We always love hearing about how our members are inspired to create their piece for our annual Benefit Auction. Beth Blankenship is a first time donor and shared her story with us.
If your SAQA Benefit Auction Quilt has a good story, please send it to email@example.com.
I was introduced to SAQA in 2016 by Maria Shell. I’d long admired Maria’s quilts but we weren’t acquainted until we both had the good fortune to be accepted into Fiber Art International 2016. Maria encouraged me to come to a SAQA Alaska meeting and I immediately felt at home with this group of warm and inviting artists. SAQA’s broad definition of an art quilt means that even I, a fiber artist who occasionally quilts, am encouraged in my artistic endeavors.
My Benefit Auction quilt, How Does You Garden Grow? is a tribute to all the hard working earthworms out there; eating their little hearts out, chewing through and aerating the soil—thank you little guys!
The quilt came together in an unusual way. Objects hang out my studio waiting for their time to arrive—sometimes for decades. The green leaf fabric was screen printed in 1993 at Haystack Mountain School of Crafts in Deer Isle, Maine during a Surface Design workshop.
The brown border fabric was a shirt I brought back from Singapore for my husband when I took a tour of Asia with our daughter. It was the wrong size—sorry about that honey! The earthworms were created in 2005 as a set of bracelets (sometimes I get crazy ideas). They were made by stitching tiny seed beads onto a fiber base. Bead embroidery is something I’ve been in love with for the past 18 years.
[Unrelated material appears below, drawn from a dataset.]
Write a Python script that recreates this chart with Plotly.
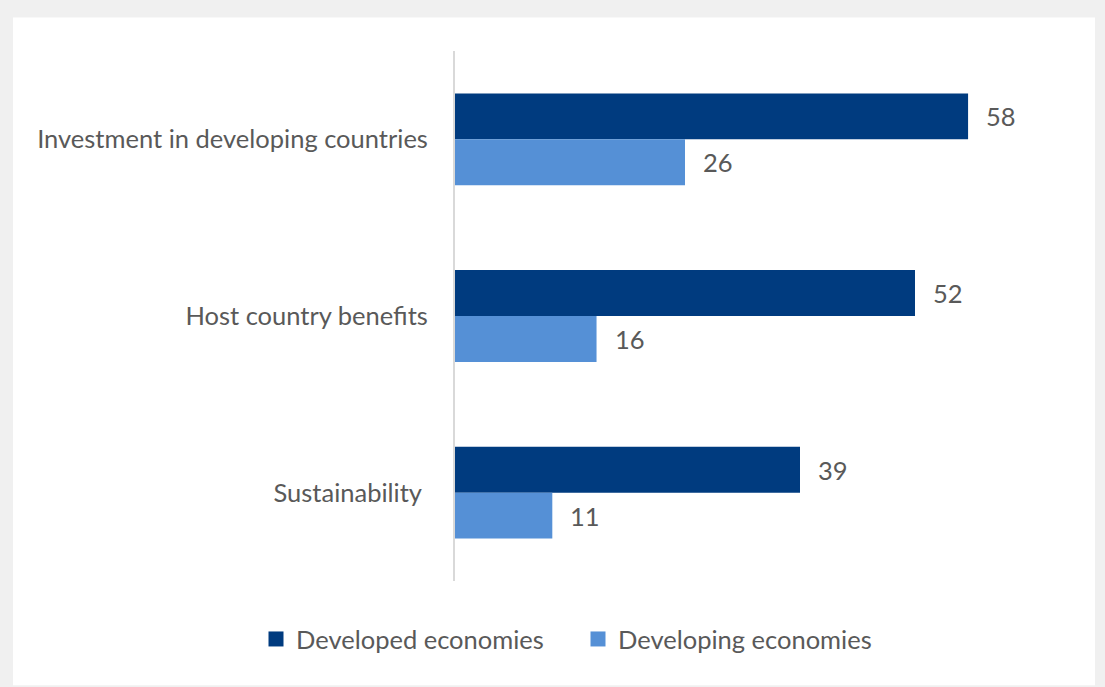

When the request for Benefit Auction quilts came, I went into the studio and looked around. These three things called to me. “It’s our time,” they said and How Does Your Garden Grow? blossomed.
Beth often uses machine embroidery, hand-stitched beadembroidery, and sculptural peyote to create her art. She has lived in Anchorage, Alaska for over 30 years but grew up in a little town on the Puget Sound where she cultivated her great affection for things that live in and around our oceans and streams. You can learn more about Beth and her work by visiting her website.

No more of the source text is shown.